If you already have an investment in Canon glass then stay with that. I agree 100% with Robs comments about kit lens. But for only an extra $70 you can't go far wrong plus you have your glass if she wants to get more creative. I can't comment on the mirrorless system so would say go the 650, it looks and feels like a 'real' camera and more importantly it looks and feels like yours too so you will be able to help her.

It's a no-brainer Smiling

PS What glass do you have that you can put on?

thanks guys for the replies.

ps, the 1100D is not out of the picture and I am sure would be the CFO's camera of choice, we may end up with that yet.

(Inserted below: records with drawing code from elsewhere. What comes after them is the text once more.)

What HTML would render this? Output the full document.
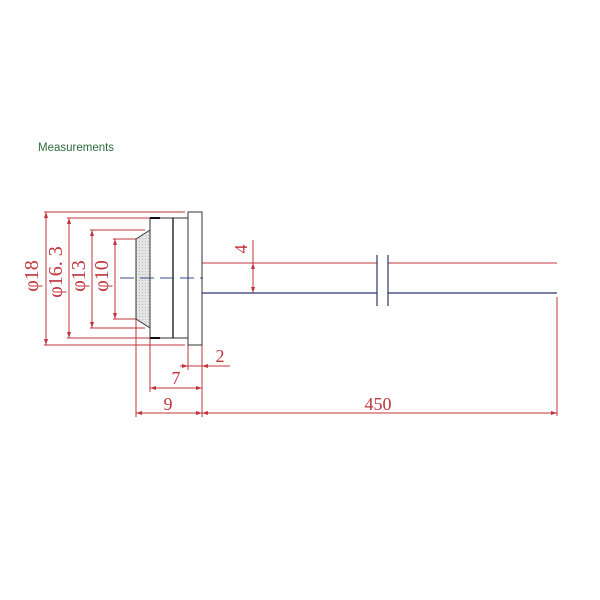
<!DOCTYPE html>
<html><head><style>body{margin:0;background:#fff}svg{display:block}</style></head><body>
<svg width="600" height="600" viewBox="0 0 600 600" xmlns="http://www.w3.org/2000/svg">
<defs>
<pattern id="dots" width="3" height="3" patternUnits="userSpaceOnUse"><rect width="3" height="3" fill="#e4e4e4"/><rect x="1" y="1" width="1" height="1" fill="#bbb"/></pattern>
</defs>
<text x="38" y="151" font-family="Liberation Sans, sans-serif" font-size="11.5" fill="#2e6b3a">Measurements</text>
<g stroke="#c0343c" stroke-width="1" fill="none">
<line x1="44" y1="212" x2="185" y2="212"/><line x1="44" y1="345" x2="185" y2="345"/>
<line x1="67" y1="218" x2="150" y2="218"/><line x1="67" y1="338" x2="150" y2="338"/>
<line x1="90" y1="230" x2="145" y2="230"/><line x1="90" y1="328" x2="145" y2="328"/>
<line x1="113" y1="239" x2="136" y2="239"/><line x1="113" y1="319" x2="136" y2="319"/>
<line x1="46" y1="212" x2="46" y2="345"/>
<line x1="69" y1="218" x2="69" y2="338"/>
<line x1="92" y1="230" x2="92" y2="328"/>
<line x1="115" y1="239" x2="115" y2="319"/>
<line x1="202" y1="263" x2="377" y2="263"/><line x1="388" y1="263" x2="557" y2="263"/>
<line x1="253" y1="240" x2="253" y2="293"/>
<line x1="557" y1="297" x2="557" y2="416"/>
<line x1="136" y1="319" x2="136" y2="417"/>
<line x1="150" y1="338" x2="150" y2="392"/>
<line x1="188" y1="345" x2="188" y2="370"/>
<line x1="202" y1="345" x2="202" y2="417"/>
<line x1="180" y1="366" x2="230" y2="366"/>
<line x1="150" y1="388" x2="202" y2="388"/>
<line x1="136" y1="413" x2="557" y2="413"/>
</g>
<g fill="#c0343c">
<polygon points="46,212 44,218 48,218"/><polygon points="46,345 44,339 48,339"/>
<polygon points="69,218 67,224 71,224"/><polygon points="69,338 67,332 71,332"/>
<polygon points="92,230 90,236 94,236"/><polygon points="92,328 90,322 94,322"/>
<polygon points="115,239 113,245 117,245"/><polygon points="115,319 113,313 117,313"/>
<polygon points="253,263 251,269 255,269"/><polygon points="253,293 251,287 255,287"/>
<polygon points="188,366 182,364 182,368"/><polygon points="202,366 208,364 208,368"/>
<polygon points="150,388 156,386 156,390"/><polygon points="202,388 196,386 196,390"/>
<polygon points="136,413 142,411 142,415"/><polygon points="202,413 196,411 196,415"/>
<polygon points="202,413 208,411 208,415"/><polygon points="557,413 551,411 551,415"/>
</g>
<g font-family="Liberation Serif, serif" font-size="20" fill="#c0343c">
<text transform="translate(38,276) rotate(-90)" text-anchor="middle">φ18</text>
<text transform="translate(62,272) rotate(-90)" text-anchor="middle">φ16. 3</text>
<text transform="translate(85,276) rotate(-90)" text-anchor="middle">φ13</text>
<text transform="translate(108,276) rotate(-90)" text-anchor="middle">φ10</text>
<text transform="translate(247,249) rotate(-90)" text-anchor="middle" font-size="18">4</text>
<text x="220" y="362" text-anchor="middle" font-size="18">2</text>
<text x="176" y="384" text-anchor="middle" font-size="18">7</text>
<text x="168" y="410" text-anchor="middle" font-size="18">9</text>
<text x="378" y="410" text-anchor="middle" font-size="18">450</text>
</g>
<polygon points="136,239 150,230 150,328 136,319" fill="url(#dots)" stroke="#333" stroke-width="1"/>
<rect x="150" y="218" width="38" height="120" fill="#fff" stroke="#333" stroke-width="1"/>
<line x1="150" y1="218" x2="160" y2="218" stroke="#111" stroke-width="2"/>
<line x1="150" y1="338" x2="160" y2="338" stroke="#111" stroke-width="2"/>
<line x1="173" y1="218" x2="173" y2="338" stroke="#111" stroke-width="1.3"/>
<rect x="188" y="212" width="14" height="133" fill="#fff" stroke="#333" stroke-width="1"/>
<line x1="120" y1="278" x2="203" y2="278" stroke="#3a4a8a" stroke-width="1" stroke-dasharray="14,6"/>
<g stroke="#2c3470" stroke-width="1.2">
<line x1="202" y1="293" x2="377" y2="293"/><line x1="388" y1="293" x2="557" y2="293"/>
<line x1="377" y1="255" x2="377" y2="306"/><line x1="388" y1="255" x2="388" y2="306"/>
</g>
</svg>
</body></html>
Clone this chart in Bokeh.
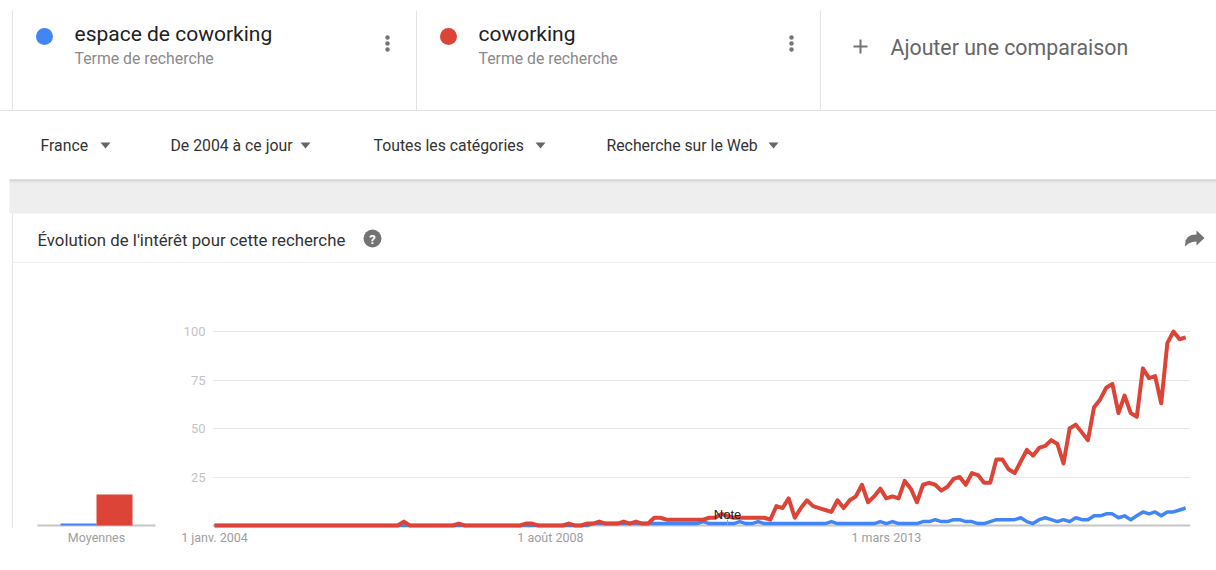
from bokeh.plotting import figure
from bokeh.models import Range1d, FixedTicker, Span
from bokeh.layouts import column, row
from bokeh.embed import file_html
from bokeh.resources import INLINE
from bokeh.core.properties import value

# ---------------- data ----------------
terms = ["espace de coworking", "coworking"]
term_colors = ["#4285F4", "#DB4437"]
term_subtitle = "Terme de recherche"
add_label = "Ajouter une comparaison"
filters = ["France", "De 2004 à ce jour", "Toutes les catégories", "Recherche sur le Web"]
card_title = "Évolution de l'intérêt pour cette recherche"

# monthly, Jan 2004 .. Apr 2017 (index 0 = janv. 2004)
months = list(range(160))
coworking = [
    0, 0, 0, 0, 0, 0, 0, 0, 0, 0, 0, 0,
    0, 0, 0, 0, 0, 0, 0, 0, 0, 0, 0, 0,
    0, 0, 0, 0, 0, 0, 0, 2, 0, 0, 0, 0,
    0, 0, 0, 0, 1, 0, 0, 0, 0, 0, 0, 0,
    0, 0, 0, 1, 1, 0, 0, 0, 0, 0, 1, 0,
    0, 1, 1, 2, 1, 1, 1, 2, 1, 2, 1, 1,
    4, 4, 3, 3, 3, 3, 3, 3, 3, 4, 4, 6,
    5, 4, 4, 4, 4, 4, 4, 3, 10, 9, 14, 4,
    9, 13, 10, 9, 8, 7, 13, 9, 13, 15, 21, 12,
    15, 19, 14, 15, 14, 23, 19, 12, 21, 22, 21, 18,
    20, 24, 25, 21, 27, 26, 22, 22, 34, 34, 29, 27,
    33, 39, 36, 40, 41, 44, 42, 32, 50, 52, 48, 44,
    61, 65, 71, 73, 58, 67, 58, 56, 81, 76, 77, 63,
    94, 100, 96, 97,
]
espace = [
    0, 0, 0, 0, 0, 0, 0, 0, 0, 0, 0, 0,
    0, 0, 0, 0, 0, 0, 0, 0, 0, 0, 0, 0,
    0, 0, 0, 0, 0, 0, 0, 0, 0, 0, 0, 0,
    0, 0, 0, 0, 0, 0, 0, 0, 0, 0, 0, 0,
    0, 0, 0, 0, 0, 0, 0, 0, 0, 0, 0, 0,
    0, 0, 1, 1, 1, 1, 1, 1, 1, 1, 1, 1,
    1, 1, 1, 1, 1, 1, 1, 1, 2, 1, 1, 1,
    1, 1, 2, 1, 1, 2, 1, 1, 1, 1, 1, 1,
    1, 1, 1, 1, 1, 2, 1, 1, 1, 1, 1, 1,
    1, 2, 1, 2, 1, 1, 1, 1, 2, 2, 3, 2,
    2, 3, 3, 2, 2, 1, 1, 2, 3, 3, 3, 3,
    4, 2, 1, 3, 4, 3, 2, 3, 2, 4, 3, 3,
    5, 5, 6, 6, 4, 5, 3, 5, 7, 6, 7, 5,
    7, 7, 8, 9,
]
averages = [1, 16]
avg_label = "Moyennes"
x_ticks = [0, 55, 110]
x_tick_labels = ["1 janv. 2004", "1 août 2008", "1 mars 2013"]
y_ticks = [25, 50, 75, 100]
note_month = 84
note_text = "Note"

# ---------------- layout constants ----------------
W = 1216
H_TOP = 263
H_BOT = 570 - H_TOP
PX_PER_UNIT = 1.94
PX_PER_MONTH = 6.108
B_TOP, B_BOT = 0, 42           # frame borders of the chart row
FRAME_TOP = H_TOP + B_TOP       # page y of frame top
FRAME_BOT = 570 - B_BOT         # page y of frame bottom
BASE_Y = 525                    # page y of value 0
BORDER = "#e3e3e3"
UI_FONT = value("Roboto")


def base_fig(w, h, xr, yr, **kw):
    return figure(width=w, height=h, x_range=xr, y_range=yr, output_backend="svg",
                  toolbar_location=None, outline_line_color=None,
                  background_fill_color="white", border_fill_color="white", **kw)


def txt(p, x, y, s, size, color, align="left", font=UI_FONT, style="normal", **kw):
    p.text(x=[x], y=[y], text=[s], text_font=font, text_font_size=size,
           text_color=color, text_align=align, text_baseline="middle",
           text_font_style=style, **kw)


def style_axis(ax, size, color, standoff):
    ax.axis_line_color = None
    ax.major_tick_line_color = None
    ax.minor_tick_line_color = None
    ax.major_tick_out = 0
    ax.major_tick_in = 0
    ax.major_label_text_font = "Roboto"
    ax.major_label_text_font_size = size
    ax.major_label_text_color = color
    ax.major_label_standoff = standoff


# ---------------- header figure (page chrome, page pixel coords) ----------------
top = base_fig(W, H_TOP, Range1d(0, W), Range1d(H_TOP, 0), min_border=0,
               x_axis_type=None, y_axis_type=None)

for bx in (12, 416, 820):
    top.segment(x0=[bx], y0=[10], x1=[bx], y1=[110], line_color=BORDER, line_width=1)
top.segment(x0=[0], y0=[110], x1=[W], y1=[110], line_color=BORDER, line_width=1)

card_x = [44, 448]
for i, t in enumerate(terms):
    cx = card_x[i]
    top.scatter(x=[cx], y=[36], size=17, marker="circle",
                fill_color=term_colors[i], line_color=None)
    txt(top, cx + 30, 33, t, "21px", "#212121")
    txt(top, cx + 30, 58, term_subtitle, "15.8px", "#8a8a8a")
    kx = cx + 343
    top.scatter(x=[kx] * 3, y=[37, 43, 49], size=4.5, marker="circle",
                fill_color="#757575", line_color=None)

top.segment(x0=[853], y0=[46], x1=[867], y1=[46], line_color="#757575", line_width=2)
top.segment(x0=[860], y0=[39], x1=[860], y1=[53], line_color="#757575", line_width=2)
txt(top, 890, 47, add_label, "21.3px", "#666666")

filter_x = [40, 170, 373, 606]
caret_x = [105, 305, 540, 773]
for f, fx, tx in zip(filters, filter_x, caret_x):
    txt(top, fx, 145, f, "15.8px", "#333333")
    top.patch(x=[tx - 5, tx + 5, tx], y=[142, 142, 148], fill_color="#666666", line_color=None)

top.quad(left=9, right=W, top=179, bottom=213, fill_color="#eeeeee", line_color=None)
for k, c in enumerate(["#c6c6c6", "#d6d6d6", "#e2e2e2", "#e9e9e9"]):
    top.segment(x0=[9], y0=[179.5 + k], x1=[W], y1=[179.5 + k], line_color=c, line_width=1)

top.segment(x0=[12], y0=[213], x1=[12], y1=[H_TOP], line_color=BORDER, line_width=1)
txt(top, 37, 239, card_title, "16.8px", "#333333")
top.scatter(x=[372], y=[238], size=18, marker="circle", fill_color="#737373", line_color=None)
txt(top, 372, 238.5, "?", "13px", "white", align="center", style="bold")
sx = [1204, 1196, 1196, 1191, 1187.5, 1185, 1184.5, 1188, 1192, 1196, 1196]
sy = [237.5, 230, 234, 234.5, 236.5, 240, 246, 243, 241.5, 241, 245]
top.patch(x=sx, y=sy, fill_color="#737373", line_color=None)
top.segment(x0=[12], y0=[H_TOP - 0.5], x1=[W], y1=[H_TOP - 0.5], line_color=BORDER, line_width=1)

# value range shared by both chart figures (frame from FRAME_TOP to FRAME_BOT)
y_lo = -(FRAME_BOT - BASE_Y) / PX_PER_UNIT
y_hi = (BASE_Y - FRAME_TOP) / PX_PER_UNIT

# ---------------- averages figure ----------------
AVG_W = 160
bar_px = 36
avg_x0 = -78 / bar_px
avg = base_fig(AVG_W, H_BOT, Range1d(avg_x0, avg_x0 + AVG_W / bar_px), Range1d(y_lo, y_hi),
               min_border_left=0, min_border_right=0, min_border_top=B_TOP,
               min_border_bottom=B_BOT, y_axis_type=None)
avg.xgrid.visible = False
avg.xaxis.ticker = FixedTicker(ticks=[0.5])
avg.xaxis.major_label_overrides = {0.5: avg_label}
style_axis(avg.xaxis, "12.5px", "#9e9e9e", 1)
avg.extra_x_ranges = {"px": Range1d(0, AVG_W)}
avg.extra_y_ranges = {"px": Range1d(FRAME_BOT, FRAME_TOP)}
avg.segment(x0=[12], y0=[FRAME_BOT], x1=[12], y1=[FRAME_TOP], x_range_name="px",
            y_range_name="px", line_color=BORDER, line_width=1)
avg.segment(x0=[37], y0=[0], x1=[155], y1=[0], x_range_name="px",
            line_color="#c6c6c6", line_width=2)
avg.vbar(x=[0, 1], top=averages, bottom=0, width=1, fill_color=term_colors, line_color=None)

# ---------------- main line chart ----------------
MAIN_W = W - AVG_W
B_LEFT, B_RIGHT = 212 - AVG_W, W - 1190
frame_w = MAIN_W - B_LEFT - B_RIGHT
mx0 = -2 / PX_PER_MONTH
main = base_fig(MAIN_W, H_BOT, Range1d(mx0, mx0 + frame_w / PX_PER_MONTH), Range1d(y_lo, y_hi),
                min_border_left=B_LEFT, min_border_right=B_RIGHT,
                min_border_top=B_TOP, min_border_bottom=B_BOT)

main.xaxis.ticker = FixedTicker(ticks=x_ticks)
main.xaxis.major_label_overrides = dict(zip(x_ticks, x_tick_labels))
main.yaxis.ticker = FixedTicker(ticks=y_ticks)
style_axis(main.xaxis, "12.5px", "#9e9e9e", 1)
style_axis(main.yaxis, "13px", "#c4c4c4", 7)
main.xgrid.visible = False
main.ygrid.ticker = FixedTicker(ticks=y_ticks)
main.ygrid.grid_line_color = "#e6e6e6"
main.ygrid.grid_line_width = 1

main.add_layout(Span(location=0, dimension="width", line_color="#c6c6c6", line_width=2,
                     level="underlay"))

main.line(months, espace, line_color=term_colors[0], line_width=3.5, line_join="round")
main.line(months, coworking, line_color=term_colors[1], line_width=4, line_join="round")

main.segment(x0=[note_month], y0=[0], x1=[note_month], y1=[3], line_color="#9e9e9e", line_width=1)
main.text(x=[note_month], y=[0], text=[note_text], y_offset=-11, text_align="center",
          text_baseline="middle", text_font=value("Liberation Sans"), text_font_size="13px",
          text_color="#222222")

layout = column(top, row(avg, main, spacing=0), spacing=0)

open("out.html", "w").write(file_html(layout, INLINE))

Rob, I know exactly what you mean about the viewfinder but I think that is something about our generation, we grew up without the choice of a nice screen on the back of the camera, that was if we were lucky enough to have a camera at all. I thought that was what you meant with the kit lenses and at this stage am happy to work with that. If the passion grows as she gets older then better lenses can always come then.

Phil, as for the lenses I already have, well they are nothing flash. A Canon EF 28-80 1:3.5 - 5.6 II and a Canon EF 75 - 300mm 1:4-5.6 III USM which is fast and relatively quiet but as I mentioned earlier neither of them have image stabilisation and I have been told both "may" be too noisy for video work. They do though give her a greater choice out of the box without any initial extra outlay for us, this at least lets us spend a little more on a better body now.

Again thanks for the replies and the advice.

Then can I reccommend you get a 50mm prime - Canon do an f1.8 for not many dollars. For the price it's cracking and fully open will make the images looking stunning. I'm a sucker for DOF (have the f1.4 version). Actually on a crop sensor you could probably do with getting a 35mm.

Kit, One other thing is that my daughter takes the stand every time she takes the camera to school and I think she ends up doing as many video's or still movies as straight photos.

btw we also looked at the 650 and essentially went with the 1100 because it was on special at the time. It meant she had the option of getting the stabilising lenses but has never actually asked for them.

for $125 a f1.8 50mm prime is awesome!! Although on the crop sensors i.e. cameras in the list it will end up being a 75mm which might be a bit much or you can go a 35mm prime but they cost around $300.00. I think you guys are giving kit lenses a hard time..yes maybe the big lenses are a bit iffy but my nikor 18-55 is a great little bit of kit and i bought it by itself. The 18-55 is plenty for someone starting out in photography.